I agree with Bill. If it is looking that nice, I would leave it alone.


----------



## cmaxnavy (Dec 23, 2007)

On my clocks I use either tung or danish wood oil and I always hard wax over. I think the finish is good. Here's my latest clock. you be the judge. https://picasaweb.google.com/110777730474368654795/M9AnniversaryClock?feat=directlink#5676135373070113778


----------



## DrDirt (Feb 26, 2008)

I use the wax over tung-oil (Waterlox Original) but that is when I don't take it to high gloss.

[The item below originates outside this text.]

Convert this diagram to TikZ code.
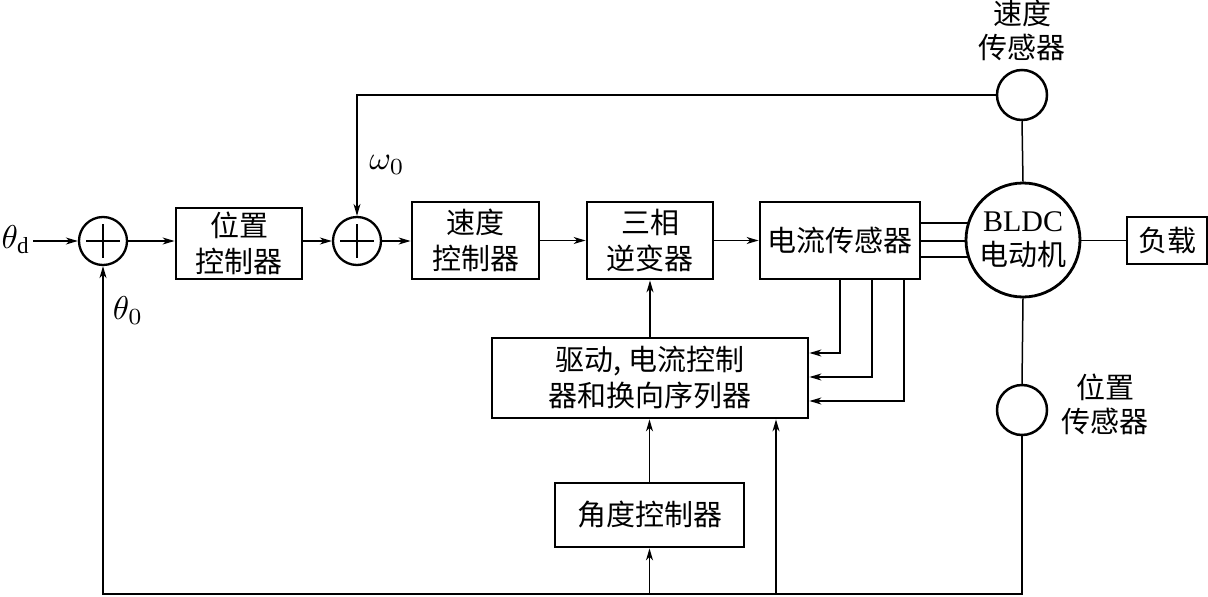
\documentclass[tikz,border=0pt]{standalone}
\usepackage{fontspec}
\setmainfont{Liberation Serif}
\newfontfamily\cjk{Noto Sans CJK SC}
\usetikzlibrary{arrows.meta,calc,positioning}
\begin{document}
\begin{tikzpicture}[x=1pt,y=-1pt,
  blk/.style={draw,line width=2.8pt,rectangle,inner sep=0pt,align=center,
    font=\cjk\fontsize{29}{36}\selectfont},
  sumj/.style={draw,line width=2.3pt,circle,minimum size=48pt,inner sep=0pt},
  sens/.style={draw,line width=2.5pt,circle,minimum size=50pt,inner sep=0pt},
  lbl/.style={align=center,font=\cjk\fontsize{29}{34}\selectfont,inner sep=0pt},
  conn/.style={line width=1.5pt},
  arr/.style={conn,-{Stealth[length=12pt,width=7pt,inset=3.5pt]}},
  mth/.style={scale=3.3,inner sep=0pt}
]
\useasboundingbox (0,0) rectangle (1208,597);

% summing junctions
\node[sumj] (s1) at (103,241) {};
\node[sumj] (s2) at (357,241) {};
\foreach \s in {s1,s2}{
  \draw[line width=1.4pt] ($(\s)+(-17,0)$) -- ($(\s)+(17,0)$);
  \draw[line width=1.4pt] ($(\s)+(0,-17)$) -- ($(\s)+(0,17)$);
}

% blocks
\node[blk,minimum width=126pt,minimum height=71pt] (pc) at (239,243.5) {位置\\控制器};
\node[blk,minimum width=127pt,minimum height=77pt] (sc) at (475.5,240.5) {速度\\控制器};
\node[blk,minimum width=126pt,minimum height=77pt] (inv) at (650,240.5) {三相\\逆变器};
\node[blk,minimum width=160pt,minimum height=77pt] (cs) at (840,240.5) {电流传感器};
\node[draw,line width=2.8pt,circle,minimum size=114pt,inner sep=0pt,align=center,
  font=\fontsize{30}{34}\selectfont] (m) at (1023,240)
  {BLDC\\{\cjk\fontsize{29}{34}\selectfont 电动机}};
\node[blk,minimum width=80pt,minimum height=47pt] (load) at (1167,240.5) {负载};
\node[blk,minimum width=316pt,minimum height=80pt] (drv) at (650,378) {驱动, 电流控制\\器和换向序列器};
\node[blk,minimum width=189pt,minimum height=64pt] (ang) at (649.5,515) {角度控制器};

% sensors
\node[sens] (ss) at (1022,95) {};
\node[lbl,above=8pt of ss] (ssl) {速度\\传感器};
\node[sens] (ps) at (1022,410) {};
\node[lbl] (psl) at (1105,404) {位置\\传感器};

% labels
\node[mth] (td) at (16,240) {$\theta_{\mathrm d}$};
\node[mth] (t0) at (128,311) {$\theta_0$};
\node[mth] (w0) at (387,165) {$\omega_0$};

% coordinates
\coordinate (in) at (33,241);
\coordinate (sbl) at (103,594);
\coordinate (sbr) at (1022,594);
\coordinate (stl) at (357,95);
\coordinate (p1) at (968.6,223);
\coordinate (p2) at (966,241);
\coordinate (p3) at (968.6,257);

% forward path
\draw[arr] (in) -- (s1.west);
\draw[arr] (s1.east) -- (pc.west |- s1);
\draw[arr] (pc.east |- s2) -- (s2.west);
\draw[arr] (s2.east) -- (sc.west |- s2);
\draw[arr] (sc.east) -- (inv.west);
\draw[arr] (inv.east) -- (cs.west);
\draw[conn] (m.east |- load.west) -- (load.west);

% three phase lines
\draw[conn] (cs.east |- p1) -- (p1);
\draw[conn] (cs.east |- p2) -- (p2);
\draw[conn] (cs.east |- p3) -- (p3);

% speed feedback
\draw[line width=1.1pt,-{Stealth[length=12pt,width=7pt,inset=3.5pt]}] (ss.west) -- (stl) -- (s2.north);
\draw[conn] (ss.south) -- (m.north);

% position feedback
\draw[conn] (m.south) -- (ps.north);
\draw[arr] (ps.south) -- (sbr) -- (sbl) -- (s1.south);

% current feedback to driver
\draw[arr] (cs.south -| 840,0) |- (drv.east |- 0,353);
\draw[arr] (cs.south -| 872,0) |- (drv.east |- 0,377);
\draw[arr] (cs.south -| 904,0) |- (drv.east |- 0,401);

% driver / angle
\draw[arr] (drv.north -| inv.south) -- (inv.south);
\draw[arr] (ang.north) -- (drv.south -| ang.north);
\draw[arr] (sbl -| ang.south) -- (ang.south);
\draw[arr] (sbl -| 776,0) -- (drv.south -| 776,0);
\end{tikzpicture}
\end{document}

So it depends what look you want. You can put wax on just about anything, but on your project it will bring the "mirror finish" down to a more satin sheen


----------



## hObOmOnk (Feb 6, 2007)

Note: "Is" versus "contains".

When a product includes tung oil as an ingredient along with other ingredients, it "contains" tung oil. Therefore, it is NOT tung oil.
When pure tung oil is used, it "is" tung oil.
It's like the difference between chicken and chicken soup. One "is" chicken and the other "contains" chicken.

There really isn't a product known as "boiled" tung oil finish. However, "tung oil finish" usually means a product that "contains" some tung oil and other ingredients. There are no standards on what ingredients should be included in a product labled as "tung oil finish."

Waterlox "contains" tung oil. It is NOT a type or brand of tung oil. More importantly, Waterlox is a fully cooked varnish made from tung oil and phenolic resins. It is an oil varnish - it does not "contain" free tung oil. It's like custard, that "contains" egg, milk and sugar that have been cooked together to produce something different.

So called "Danish Oil" is not a type of oil, it is a product that "contains" oil. There are no standards for Danish Oil recipes. Each manufacturer is free to call their products "Danish Oil" without regard for the ingredients that they choose to include, nor the types of oil(s) used.

Blessings,
Bro. Tenzin


----------